JUNEAU, Alaska -- The $22.1 billion Alaska Permanent Fund Corp. will seek legislative approval to raise its equity limit to 60% from the current 50%.
In an another legislative matter, a proposal would transfer the investment management of the city of Fairbanks' new permanent fund to Alaska Permanent.
The Budget and Audit Committee will introduce a bill allowing the more flexible allocation when the Legislature convenes Jan. 12, said Rep. Terry Martin of Anchorage.
A similar bill failed in a legislative session held earlier this year, when the Legislature adjourned before voting on the bill.
Mr. Martin, who is vice chairman of the joint Senate-House committee, favors increasing the fund's investment flexibility.
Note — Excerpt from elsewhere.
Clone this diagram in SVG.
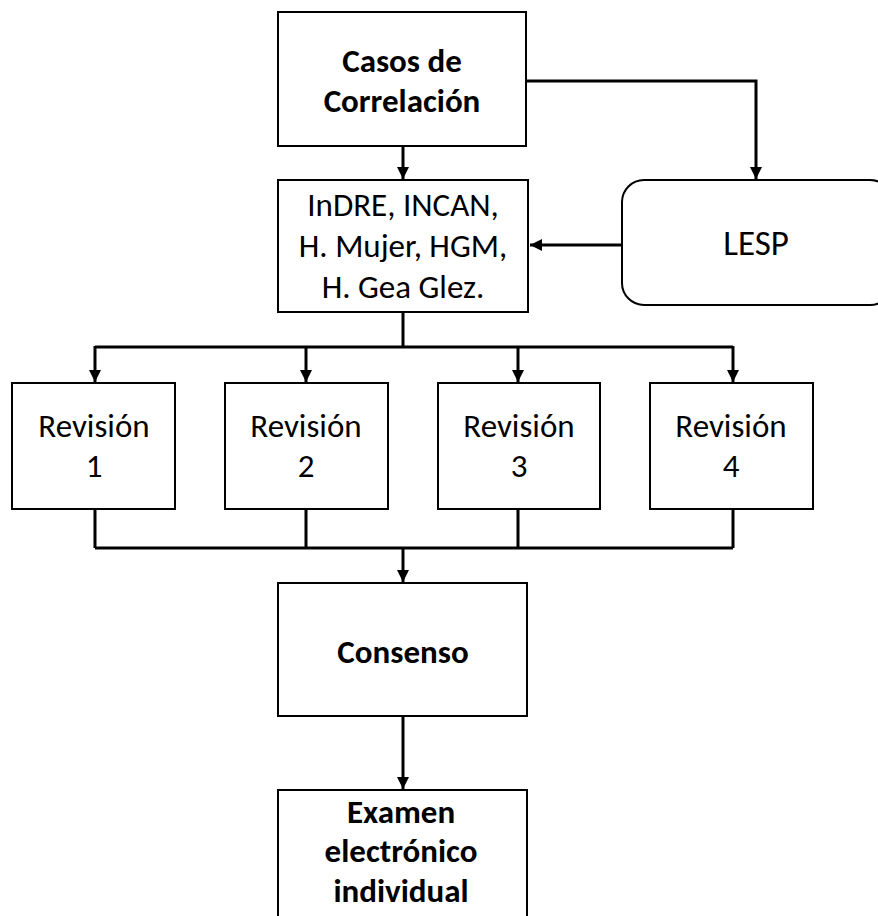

He complained the current limitation is too stringent and harms the fund's investment returns.
He said the limit requires the fund to sell stocks to stay at the 50% maximum equity level. The fund has incurred a big opportunity loss as the markets have risen, he said.
The fund had to sell $600 million in stocks in the fiscal year ended June 30 to stay at the 50% limit, said Jim Kelly, director-communications.
The fund since then hasn't had to sell any stocks, but it is exactly at the 50% limit now.
"Even if the fund didn't raise its 50% allocation, a raise in the limit would give the fund more flexibility," Mr. Martin said. "It would mean the fund wouldn't have to keep selling stocks whenever they go over the 50% limit.
"We are restraining the fund and harming its return.
"It's a changing market; it's a volatile market. The fund has to have the flexibility to make adjustments."
The fund's current allocation is 50% equities -- which consists of 36 percentage points domestic and 14 percentage points international -- 43% fixed income -- including 2 percentage points international -- and 7% real estate equity.
Its targets are 48% stocks, 42% fixed income and 10% real estate.
The fund has no restriction on international investments, other than the bounds on total equities.
The fund is restricted to 15% real estate. But Mr. Kelly said the fund executives haven't asked to increase that because it is far above the fund's 10% real estate target.
Another bill in the coming legislative session would transfer investment management of the Fairbanks Permanent Fund to the Alaska Permanent Fund.
The Fairbanks fund started this year with proceeds from the sale of municipal utilities. The total is estimated to be $90 million.
The money is being run currently by the Alaska Municipal League Association investment pool.
According to a legislative memorandum, the Fairbanks fund would pay the Alaska fund a fee to cover investment management, custody, reporting and administration. The amount is unspecified but could be a pro-rata share of the Alaska's fund's total cost. Fairbanks officials couldn't be reached for comment.
The memorandum suggests that if the Fairbanks bill is successful, a number of other municipal funds could seek to have their investment management transferred to the Alaska Permanent Fund.
Mr. Kelly said officials of the Alaska Permanent Fund have been neutral on the Fairbanks proposal. They are concerned about taking on a responsibility unrelated to the permanent fund's primary fiduciary objective, which is preservation of the Alaska fund and the management of the assets in a cost-effective manner.